Weekends were busy and exhausting.

Lemon’s wife of 54 years, Shirley, a teacher herself, helped out with the cash box and, later, the cash register they brought in as the business grew.

Their three kids, Dean, James and Kim (yes, the same Kim Lemon who anchors the news at WGAL) helped on weekends.

These days, on the busiest weekends, up to 20 people can be helping Lemon out. They continue to be teachers – many, like Lemon, now retired – and former students.

Sometimes, a friend will call and tell him about someone who’s lost a job or needs some extra money. Lemon’s happy to be able to help them out.

He helps out his customers, too.

“People come in who don’t have a lot of money and I’ll help get them a tree. And I do that with churches, too. Give them lots of greens,” he said.

Many of his customers are the children and grandchildren of earlier customers. Lemon and his crew seem to know and recognize them all.

“When you’re a teacher, you get to know everybody,” Lemon said.

One customer, who asked that her name not be used, noted that last year, they got their tree late.

“They said they wondered when we were coming,” she recalled. “They have great customer service.”

The stand, which is Brook Lawn Farm Market in the spring and summer, has expanded through the years and now includes a walk-in cooler, where Lemon keeps the greens, roping, holly, wreaths and mistletoe he also sells.

Some days, the cooler, which stays at a constant 40 degrees, is the warmest place around, according to Ken Leister, who has worked at Dean’s Trees since the beginning.

“We’ll huddle in there to stay warm,” said Leister, who also taught at Manheim Township and later went into administration. “It can get cold when you’re out here all day.”

A typical day at Dean’s Trees can last 12 to 14 hours. Weekends can be insane.

Lemon expects this upcoming weekend to be the busiest of the season. (Word is Santa Claus will be showing up around 3 p.m. on Saturday and wagon rides will be available as they are every Saturday.)

There’s a lot more to it than just ringing up a sale.

“I don’t think people realize everything that goes into it,” Leister said, noting that new trees have to be planted, nurtured and shaped.

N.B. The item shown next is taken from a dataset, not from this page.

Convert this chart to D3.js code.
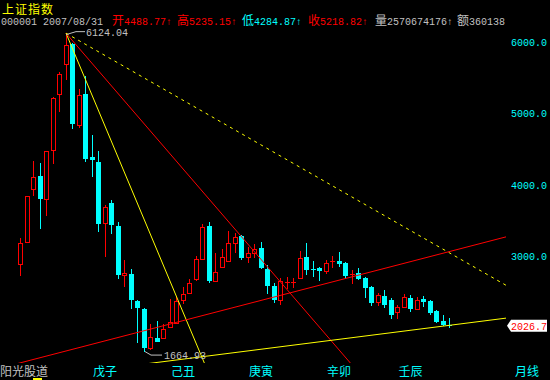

Decisions have to be made about when to cut them, and then they have to be netted and transported to Lancaster.

When you’re talking about thousands of trees, that’s a lot of hauling. The average tree weighs about 60 to 75 pounds.

Lemon jokes that he’s getting too old to keep the business going.

The hale and hearty Lemon, who retired from teaching in 1985, isn’t slowing down, though.

It’s not his style.

In addition to his tree business, Lemon had his own construction company and has built houses in Wetherburn, among other places.

But he is in trouble.

“I haven’t brought a tree home yet,” he said with a grin. “My wife is upset with me, but I’m too busy.”